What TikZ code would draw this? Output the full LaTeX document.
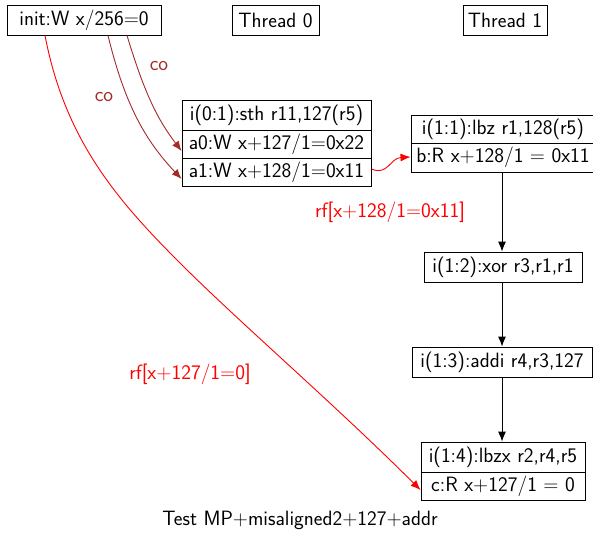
\documentclass[tikz,border=0pt]{standalone}
\usetikzlibrary{arrows.meta}
\definecolor{cobrown}{RGB}{165,42,42}
\begin{document}
\begin{tikzpicture}[x=1pt,y=-1pt,
  every node/.style={font=\sffamily\fontsize{20.7}{24}\selectfont, inner sep=0pt},
  box/.style={draw, line width=0.9pt, minimum height=#1},
  box/.default=30pt,
  arr/.style={-{Latex[length=10pt,width=8pt]}, line width=0.9pt},
  co/.style={arr, cobrown},
  rf/.style={arr, red},
  lab/.style={font=\sffamily\fontsize{20.7}{24}\selectfont}]
\useasboundingbox (0,0) rectangle (593,536);
\node[box, minimum width=154pt] (init) at (84,20) {init:W x/256=0\hspace{8pt}};
\node[box, minimum width=87pt] (th0) at (275.5,20) {Thread 0};
\node[box, minimum width=84pt] (th1) at (505,20) {Thread 1};
\node[box=30pt, minimum width=189pt] (t0a) at (276.5,115) {i(0:1):sth r11,127(r5)};
\node[box=28pt, minimum width=189pt] (t0b) at (276.5,144) {a0:W x+127/1=0x22};
\node[box=28pt, minimum width=189pt] (t0c) at (276.5,172) {a1:W x+128/1=0x11};
\node[box=28pt, minimum width=184pt] (b1) at (503,129) {i(1:1):lbz r1,128(r5)};
\node[box=29pt, minimum width=184pt] (b2) at (503,157.5) {b:R x+128/1 = 0x11};
\node[box, minimum width=158pt] (i12) at (503,267) {i(1:2):xor r3,r1,r1};
\node[box, minimum width=180pt] (i13) at (502,362) {i(1:3):addi r4,r3,127};
\node[box=30pt, minimum width=164pt] (i14a) at (503,457) {i(1:4):lbzx r2,r4,r5};
\node[box=28pt, minimum width=164pt] (i14b) at (503,486) {c:R x+127/1 = 0};
\draw[arr] (b2.south -| 502,0) -- (i12.north -| 502,0);
\draw[arr] (i12.south -| 502,0) -- (i13.north -| 502,0);
\draw[arr] (i13.south -| 502,0) -- (i14a.north -| 502,0);
\draw[co] ([xshift=43pt]init.south) .. controls (145,95) and (158,120) .. ([yshift=-7pt]t0b.west);
\draw[co] ([xshift=24pt]init.south) .. controls (125,105) and (145,140) .. ([yshift=-7pt]t0c.west);
\draw[rf] ([yshift=3pt]t0c.east) .. controls (388,176) and (390,158) .. ([yshift=0.5pt]b2.west);
\draw[rf] ([xshift=-39pt]init.south) .. controls (65,140) and (117,200) .. (180,263) .. controls (240,323) and (330,400) .. ([yshift=-4pt]i14b.west);
\node[lab, text=cobrown] (co1) at (159,66) {co};
\node[lab, text=cobrown] (co2) at (104,97) {co};
\node[lab, text=red] (rf1) at (390,212) {rf[x+128/1=0x11]};
\node[lab, text=red] (rf2) at (190,374) {rf[x+127/1=0]};
\node (cap) at (300,520) {Test MP+misaligned2+127+addr};
\end{tikzpicture}
\end{document}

****************

• EXERCISE DETAILS: Set down the material above as is, without any pictures.

• WORKED SOLUTION:
What TikZ code would draw this? Output the full LaTeX document.
\documentclass[tikz,border=0pt]{standalone}
\usetikzlibrary{arrows.meta}
\definecolor{cobrown}{RGB}{165,42,42}
\begin{document}
\begin{tikzpicture}[x=1pt,y=-1pt,
  every node/.style={font=\sffamily\fontsize{20.7}{24}\selectfont, inner sep=0pt},
  box/.style={draw, line width=0.9pt, minimum height=#1},
  box/.default=30pt,
  arr/.style={-{Latex[length=10pt,width=8pt]}, line width=0.9pt},
  co/.style={arr, cobrown},
  rf/.style={arr, red},
  lab/.style={font=\sffamily\fontsize{20.7}{24}\selectfont}]
\useasboundingbox (0,0) rectangle (593,536);
\node[box, minimum width=154pt] (init) at (84,20) {init:W x/256=0\hspace{8pt}};
\node[box, minimum width=87pt] (th0) at (275.5,20) {Thread 0};
\node[box, minimum width=84pt] (th1) at (505,20) {Thread 1};
\node[box=30pt, minimum width=189pt] (t0a) at (276.5,115) {i(0:1):sth r11,127(r5)};
\node[box=28pt, minimum width=189pt] (t0b) at (276.5,144) {a0:W x+127/1=0x22};
\node[box=28pt, minimum width=189pt] (t0c) at (276.5,172) {a1:W x+128/1=0x11};
\node[box=28pt, minimum width=184pt] (b1) at (503,129) {i(1:1):lbz r1,128(r5)};
\node[box=29pt, minimum width=184pt] (b2) at (503,157.5) {b:R x+128/1 = 0x11};
\node[box, minimum width=158pt] (i12) at (503,267) {i(1:2):xor r3,r1,r1};
\node[box, minimum width=180pt] (i13) at (502,362) {i(1:3):addi r4,r3,127};
\node[box=30pt, minimum width=164pt] (i14a) at (503,457) {i(1:4):lbzx r2,r4,r5};
\node[box=28pt, minimum width=164pt] (i14b) at (503,486) {c:R x+127/1 = 0};
\draw[arr] (b2.south -| 502,0) -- (i12.north -| 502,0);
\draw[arr] (i12.south -| 502,0) -- (i13.north -| 502,0);
\draw[arr] (i13.south -| 502,0) -- (i14a.north -| 502,0);
\draw[co] ([xshift=43pt]init.south) .. controls (145,95) and (158,120) .. ([yshift=-7pt]t0b.west);
\draw[co] ([xshift=24pt]init.south) .. controls (125,105) and (145,140) .. ([yshift=-7pt]t0c.west);
\draw[rf] ([yshift=3pt]t0c.east) .. controls (388,176) and (390,158) .. ([yshift=0.5pt]b2.west);
\draw[rf] ([xshift=-39pt]init.south) .. controls (65,140) and (117,200) .. (180,263) .. controls (240,323) and (330,400) .. ([yshift=-4pt]i14b.west);
\node[lab, text=cobrown] (co1) at (159,66) {co};
\node[lab, text=cobrown] (co2) at (104,97) {co};
\node[lab, text=red] (rf1) at (390,212) {rf[x+128/1=0x11]};
\node[lab, text=red] (rf2) at (190,374) {rf[x+127/1=0]};
\node (cap) at (300,520) {Test MP+misaligned2+127+addr};
\end{tikzpicture}
\end{document}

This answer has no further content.